Uma mudança sem perdedores

- Ainda vejo a aproximação entre Cuba e EUA como um evento mais de ordem prática e econômica do que ideológica. Trata-se de economia e trânsito de pessoas. Mas o fim do bloqueio econômico começou e é um caminho sem volta. Pelas palavras de Obama, houve um reconhecimento do erro americano em manter esse bloqueio, e Cuba está se abrindo. Claro que mais adiante isso pode ter outros efeitos - analisa o venezuelano Rafael Duarte Villa, professor de ciências políticas da Universidade de São Paulo (USP).

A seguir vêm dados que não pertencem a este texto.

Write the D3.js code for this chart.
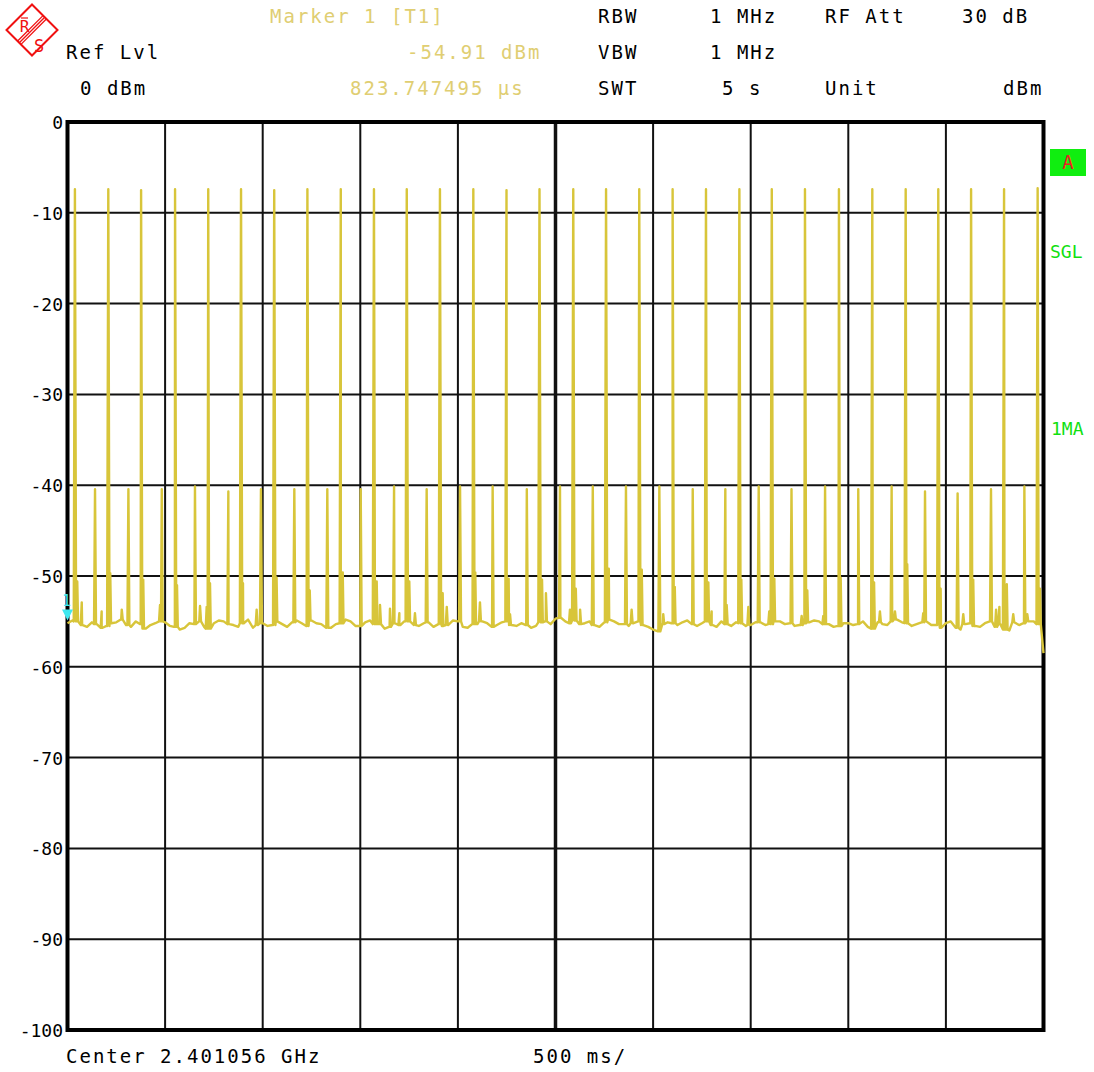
<!DOCTYPE html>
<html>
<head>
<meta charset="utf-8">
<script src="https://cdn.jsdelivr.net/npm/d3@7"></script>
<style>
  body { margin: 0; background: #fff; }
  svg { display: block; }
  text { font-family: "DejaVu Sans Mono", monospace; }
</style>
</head>
<body>
<svg id="chart" width="1094" height="1072"></svg>
<script>
// ---------- DATA ----------
const yTickValues = [0, -10, -20, -30, -40, -50, -60, -70, -80, -90, -100];
const xDivisions = [0, 0.5, 1, 1.5, 2, 2.5, 3, 3.5, 4, 4.5, 5]; // seconds, 500 ms/div

// noise floor, one sample every 25 ms (dBm)
const floorLevels = [
  -55.2, -54.9, -55.0, -55.4, -55.6, -55.1, -55.3, -55.7, -55.5, -55.2,
  -55.1, -54.8, -55.4, -55.6, -55.0, -55.3, -55.8, -55.4, -55.2, -55.0,
  -55.1, -55.5, -55.6, -55.9, -55.7, -55.2, -55.3, -55.0, -55.6, -55.8,
  -55.2, -54.9, -55.0, -55.3, -55.4, -55.6, -55.2, -54.8, -55.7, -55.4,
  -55.2, -55.5, -55.4, -55.0, -55.3, -55.6, -55.1, -54.9, -55.2, -55.5,
  -54.9, -55.2, -55.3, -55.7, -55.7, -55.3, -55.2, -54.8, -55.0, -55.5,
  -55.5, -55.1, -54.9, -55.3, -55.3, -55.8, -55.6, -55.2, -55.4, -55.0,
  -55.0, -55.4, -55.5, -55.2, -55.1, -55.6, -55.3, -55.5, -55.4, -54.9,
  -55.0, -55.6, -55.7, -55.3, -55.3, -55.0, -55.2, -55.6, -55.4, -55.1,
  -55.0, -55.4, -55.5, -55.2, -55.4, -55.7, -55.5, -55.1, -55.0, -55.3,
  -54.7, -54.6, -55.0, -55.2, -54.9, -55.3, -55.2, -55.0, -55.4, -55.6,
  -55.1, -54.8, -55.0, -55.3, -55.3, -55.5, -55.2, -55.0, -55.4, -55.6,
  -55.9, -56.1, -55.3, -55.1, -55.2, -55.4, -55.1, -54.9, -55.3, -55.5,
  -55.2, -55.0, -55.4, -55.6, -55.0, -55.3, -55.5, -55.1, -55.2, -55.5,
  -55.4, -55.1, -55.1, -55.4, -55.3, -55.0, -55.0, -55.3, -55.2, -55.5,
  -55.4, -55.2, -55.1, -54.9, -55.0, -55.3, -55.3, -55.6, -55.5, -55.2,
  -55.2, -55.4, -55.3, -55.0, -55.6, -55.8, -55.1, -55.3, -55.4, -55.0,
  -54.8, -55.1, -55.2, -55.5, -55.3, -55.1, -55.0, -55.4, -55.4, -55.7,
  -55.2, -55.0, -55.7, -55.9, -55.3, -55.2, -55.5, -55.6, -55.2, -55.0,
  -55.6, -55.3, -55.9, -56.0, -55.1, -55.4, -55.2, -55.0, -55.0, -55.3,
  -58.5
];
const floorStep = 0.025;

// tall bursts (time s, peak dBm)
const tallTimes = [0.038, 0.209, 0.377, 0.551, 0.721, 0.889, 1.059, 1.229, 1.400, 1.570,
  1.738, 1.908, 2.079, 2.249, 2.418, 2.591, 2.759, 2.929, 3.100, 3.271,
  3.442, 3.608, 3.778, 3.952, 4.123, 4.294, 4.461, 4.629, 4.798, 4.970];
const tallPeaks = [-7.4, -7.4, -7.5, -7.4, -7.4, -7.4, -7.5, -7.4, -7.4, -7.4,
  -7.4, -7.4, -7.4, -7.5, -7.4, -7.4, -7.4, -7.4, -7.4, -7.4,
  -7.4, -7.4, -7.4, -7.4, -7.4, -7.4, -7.4, -7.4, -7.4, -7.3];

// medium bursts
const midTimes = [0.141, 0.312, 0.483, 0.653, 0.824, 0.991, 1.162, 1.331, 1.502, 1.673,
  1.840, 2.011, 2.178, 2.353, 2.523, 2.691, 2.861, 3.032, 3.203, 3.370,
  3.541, 3.709, 3.881, 4.051, 4.222, 4.393, 4.560, 4.731, 4.902];
const midPeaks = [-40.45, -40.45, -40.45, -40.15, -40.7, -40.45, -40.45, -40.45, -40.45, -40.15,
  -40.45, -40.15, -40.15, -40.45, -40.15, -40.15, -40.15, -40.15, -40.45, -40.45,
  -40.15, -40.45, -40.15, -40.45, -40.15, -40.7, -40.9, -40.45, -40.15];

// shoulders right after each tall burst
const shoulderTimes = [0.050, 0.219, 0.388, 0.561, 0.730, 0.899, 1.071, 1.241, 1.410, 1.584,
  1.751, 1.922, 2.089, 2.260, 2.431, 2.604, 2.773, 2.942, 3.111, 3.283,
  3.452, 3.621, 3.790, 3.961, 4.132, 4.302, 4.473, 4.640, 4.812, 4.982];
const shoulderPeaks = [-50.6, -49.7, -50.4, -51.0, -50.8, -50.8, -50.2, -51.6, -49.6, -50.6,
  -50.6, -51.9, -49.6, -50.3, -50.4, -51.4, -49.2, -49.3, -51.2, -50.7,
  -50.4, -50.3, -51.6, -50.2, -50.7, -48.7, -51.4, -50.4, -50.9, -51.4];

// small spurs on the noise floor
const spurTimes = [0.073, 0.175, 0.278, 0.474, 0.679, 0.713, 0.969, 1.601, 1.652, 1.700,
  1.780, 1.943, 2.113, 2.267, 2.451, 2.574, 2.626, 2.890, 3.052, 3.300,
  3.377, 3.488, 3.595, 3.761, 3.872, 4.162, 4.239, 4.384, 4.589, 4.757,
  4.774, 4.845, 4.917];
const spurPeaks = [-52.9, -53.9, -53.7, -53.2, -53.3, -53.4, -53.7, -53.2, -53.6, -54.1,
  -54.1, -53.4, -52.9, -54.2, -51.9, -53.7, -53.7, -53.7, -54.2, -53.9,
  -53.2, -53.4, -53.9, -54.4, -54.4, -53.9, -53.9, -54.1, -54.2, -53.7,
  -53.4, -54.2, -54.2];

// ---------- DRAW ----------
const svg = d3.select("#chart");
const x = d3.scaleLinear().domain([0, 5]).range([67.5, 1043.5]);
const y = d3.scaleLinear().domain([-100, 0]).range([1030, 122]);

// header
const header = svg.append("g").attr("font-size", 19).attr("letter-spacing", "2px");
const yellowTxt = "#E0CE72";
function htxt(tx, ty, s, col, anchor) {
  header.append("text").attr("x", tx).attr("y", ty).attr("fill", col)
    .attr("text-anchor", anchor || "start").text(s);
}
htxt(270, 23, "Marker 1 [T1]", yellowTxt);
htxt(407, 59, "-54.91 dBm", yellowTxt);
htxt(350, 95, "823.747495 µs", yellowTxt);
htxt(66, 59, "Ref Lvl", "#000");
htxt(80, 95, "0 dBm", "#000");
htxt(598, 23, "RBW", "#000");
htxt(710, 23, "1 MHz", "#000");
htxt(825, 23, "RF Att", "#000");
htxt(962, 23, "30 dB", "#000");
htxt(598, 59, "VBW", "#000");
htxt(710, 59, "1 MHz", "#000");
htxt(598, 95, "SWT", "#000");
htxt(722, 95, "5 s", "#000");
htxt(825, 95, "Unit", "#000");
htxt(1003, 95, "dBm", "#000");

// logo
const red = "#F01010";
const logo = svg.append("g").attr("stroke", red).attr("fill", "none");
const cx = 32, cy = 30, r = 25.5;
logo.append("polygon").attr("stroke-width", 2)
  .attr("points", [[cx, cy - r], [cx + r, cy], [cx, cy + r], [cx - r, cy]].map(p => p.join(",")).join(" "));
[-2.4, 0, 2.4].forEach(o => {
  logo.append("line").attr("stroke-width", 1.3)
    .attr("x1", cx + 12.7 + o * 0.7).attr("y1", cy - 12.7 + o * 0.7)
    .attr("x2", cx - 12.7 + o * 0.7).attr("y2", cy + 12.7 + o * 0.7);
});
svg.append("text").attr("x", 24.5).attr("y", 32).attr("font-size", 16).attr("fill", red)
  .attr("text-anchor", "middle").attr("font-family", "DejaVu Sans Mono").text("R");
svg.append("line").attr("x1", 21).attr("x2", 28).attr("y1", 18).attr("y2", 18).attr("stroke", red).attr("stroke-width", 1.2);
svg.append("text").attr("x", 39).attr("y", 52).attr("font-size", 17).attr("fill", red)
  .attr("text-anchor", "middle").attr("font-family", "DejaVu Sans Mono").text("S");

// grid
const grid = svg.append("g");
grid.selectAll("line.h").data(yTickValues.slice(1, -1)).join("line").attr("class", "h")
  .attr("x1", x(0)).attr("x2", x(5)).attr("y1", d => y(d)).attr("y2", d => y(d))
  .attr("stroke", "#111").attr("stroke-width", 2);
grid.selectAll("line.v").data(xDivisions.slice(1, -1)).join("line").attr("class", "v")
  .attr("x1", d => x(d)).attr("x2", d => x(d)).attr("y1", y(0)).attr("y2", y(-100))
  .attr("stroke", "#111").attr("stroke-width", d => d === 2.5 ? 3.5 : 2);

// y tick labels via axis
const yAxis = d3.axisLeft(y).tickValues(yTickValues).tickSize(0).tickPadding(0)
  .tickFormat(d => d === 0 ? "0" : String(d));
const ax = svg.append("g").attr("transform", "translate(63,0)").call(yAxis);
ax.select(".domain").remove();
ax.selectAll("text").attr("font-family", "DejaVu Sans Mono").attr("font-size", 18)
  .attr("fill", "#000").attr("dy", "0.36em");

// frame
svg.append("rect").attr("x", x(0)).attr("y", y(0)).attr("width", x(5) - x(0)).attr("height", y(-100) - y(0))
  .attr("fill", "none").attr("stroke", "#000").attr("stroke-width", 4);

// trace construction
const floorFn = t => {
  const i = Math.min(Math.round(t / floorStep), floorLevels.length - 1);
  return floorLevels[i];
};
const pts = floorLevels.map((v, i) => ({ t: i * floorStep, v }));
function addSpikes(times, peaks, w) {
  times.forEach((t, i) => {
    const b = floorFn(t);
    pts.push({ t: t - w, v: b }, { t: t, v: peaks[i] }, { t: t + w, v: b });
  });
}
addSpikes(tallTimes, tallPeaks, 0.006);
addSpikes(midTimes, midPeaks, 0.005);
addSpikes(shoulderTimes, shoulderPeaks, 0.004);
addSpikes(spurTimes, spurPeaks, 0.005);
pts.sort((a, b) => a.t - b.t);

const line = d3.line().x(d => x(Math.max(0, Math.min(5, d.t)))).y(d => y(d.v));
svg.append("path").datum(pts).attr("d", line)
  .attr("fill", "none").attr("stroke", "#D8C53A").attr("stroke-width", 2.4)
  .attr("stroke-linejoin", "round");

// marker 1
const my = y(-54.91);
svg.append("path").attr("d", `M${x(0) - 5.5},${my - 11} L${x(0) + 5.5},${my - 11} L${x(0)},${my} Z`)
  .attr("fill", "#40E8F0");
svg.append("text").attr("x", x(0) - 1).attr("y", my - 15).attr("font-size", 15).attr("fill", "#40E8F0")
  .attr("text-anchor", "middle").text("1");

// right-side annotations
svg.append("rect").attr("x", 1050).attr("y", 149).attr("width", 36).attr("height", 27).attr("fill", "#10EE10");
svg.append("text").attr("x", 1068).attr("y", 169).attr("font-size", 19).attr("fill", "#F02020")
  .attr("text-anchor", "middle").text("A");
svg.append("text").attr("x", 1050).attr("y", 258).attr("font-size", 18).attr("fill", "#10E010").text("SGL");
svg.append("text").attr("x", 1051).attr("y", 435).attr("font-size", 18).attr("fill", "#10E010").text("1MA");

// footer
const footer = svg.append("g").attr("font-size", 19).attr("letter-spacing", "2px").attr("fill", "#000");
footer.append("text").attr("x", 66).attr("y", 1063).text("Center 2.401056 GHz");
footer.append("text").attr("x", 533).attr("y", 1063).text("500 ms/");
</script>
</body>
</html>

- Uns e outros vão dizer que foram vencedores. Mas o correto, em uma visão mais distanciadas, é dizer que todos venceram, por mais que uns e outros não aceitem - resume o sociólogo argentino Federico Freyre.

Em tom de brincadeira, mas sem deixar de falar sério, o escritor Fernando Morais, autor de livros como A Ilha e Os Últimos Soldados da Guerra Fria, deixa a sua frase de efeito.

- Agora, se alguém quiser mandar um cara de esquerda longe, ele não diz mais "vai pra Cuba, comunista". Ele diz "vai pra Washington, comunista" - afirma ele, um tradicional entusiasta da ilha socialista.

Este texto começou falando em espaço nos jornais e se encerra com o mesmo tema. Em Havana, o diário Granma, oficial, festejava o reatamento de relações. Nos EUA, o The New York Times criticava o embargo econômico sob a alegação de que ele "mantém a imagem de Cuba como vítima de uma política inutilmente dura dos EUA". A conclusão de quem acompanha o assunto é: o mundo não voltará a ser o mesmo.